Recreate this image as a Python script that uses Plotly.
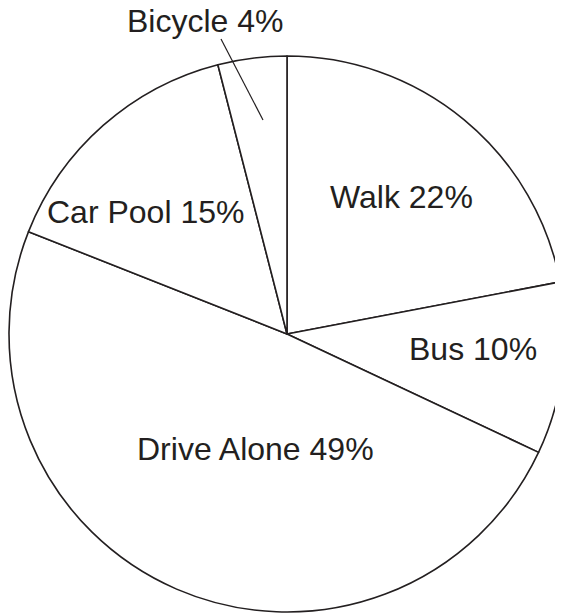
import plotly.graph_objects as go

W, H = 563, 613
OFF = 8  # page body margin offset

# Data
modes = ["Walk", "Bus", "Drive Alone", "Car Pool", "Bicycle"]
shares = [22, 10, 49, 15, 4]

# Label centre positions (page pixels) for the annotations
label_px = {
    "Walk": (401, 197),
    "Bus": (473, 349),
    "Drive Alone": (255, 449),
    "Car Pool": (145, 212),
    "Bicycle": (205, 21),
}


def fx(px):
    return (px - OFF) / W


def fy(py):
    return 1 - (py - OFF) / H


fig = go.Figure(go.Pie(
    labels=modes,
    values=shares,
    sort=False,
    direction="clockwise",
    rotation=0,
    textinfo="none",
    hoverinfo="label+percent",
    marker=dict(colors=["white"] * len(modes), line=dict(color="#231f20", width=1.6)),
    domain=dict(x=[fx(9), fx(565)], y=[fy(612), fy(56)]),
    showlegend=False,
))

ann = []
for m, v in zip(modes, shares):
    px, py = label_px[m]
    ann.append(dict(
        x=fx(px), y=fy(py), xref="paper", yref="paper",
        text=f"{m} {v}%", showarrow=False,
        xanchor="center", yanchor="middle",
        font=dict(family="Liberation Sans, Arial, Helvetica, sans-serif", size=32, color="#231f20"),
    ))

fig.update_layout(
    width=W, height=H,
    margin=dict(l=0, r=0, t=0, b=0),
    paper_bgcolor="white", plot_bgcolor="white",
    annotations=ann,
    shapes=[dict(type="line", xref="paper", yref="paper",
                 x0=fx(221), y0=fy(39), x1=fx(263), y1=fy(120),
                 line=dict(color="#231f20", width=1.2))],
)

fig.write_html("out.html")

* **INSTRUCTION**: Output the data exactly. Pictures don't belong in the result.

* **THE OUTPUT**:
Recreate this image as a Python script that uses Plotly.
import plotly.graph_objects as go

W, H = 563, 613
OFF = 8  # page body margin offset

# Data
modes = ["Walk", "Bus", "Drive Alone", "Car Pool", "Bicycle"]
shares = [22, 10, 49, 15, 4]

# Label centre positions (page pixels) for the annotations
label_px = {
    "Walk": (401, 197),
    "Bus": (473, 349),
    "Drive Alone": (255, 449),
    "Car Pool": (145, 212),
    "Bicycle": (205, 21),
}


def fx(px):
    return (px - OFF) / W


def fy(py):
    return 1 - (py - OFF) / H


fig = go.Figure(go.Pie(
    labels=modes,
    values=shares,
    sort=False,
    direction="clockwise",
    rotation=0,
    textinfo="none",
    hoverinfo="label+percent",
    marker=dict(colors=["white"] * len(modes), line=dict(color="#231f20", width=1.6)),
    domain=dict(x=[fx(9), fx(565)], y=[fy(612), fy(56)]),
    showlegend=False,
))

ann = []
for m, v in zip(modes, shares):
    px, py = label_px[m]
    ann.append(dict(
        x=fx(px), y=fy(py), xref="paper", yref="paper",
        text=f"{m} {v}%", showarrow=False,
        xanchor="center", yanchor="middle",
        font=dict(family="Liberation Sans, Arial, Helvetica, sans-serif", size=32, color="#231f20"),
    ))

fig.update_layout(
    width=W, height=H,
    margin=dict(l=0, r=0, t=0, b=0),
    paper_bgcolor="white", plot_bgcolor="white",
    annotations=ann,
    shapes=[dict(type="line", xref="paper", yref="paper",
                 x0=fx(221), y0=fy(39), x1=fx(263), y1=fy(120),
                 line=dict(color="#231f20", width=1.2))],
)

fig.write_html("out.html")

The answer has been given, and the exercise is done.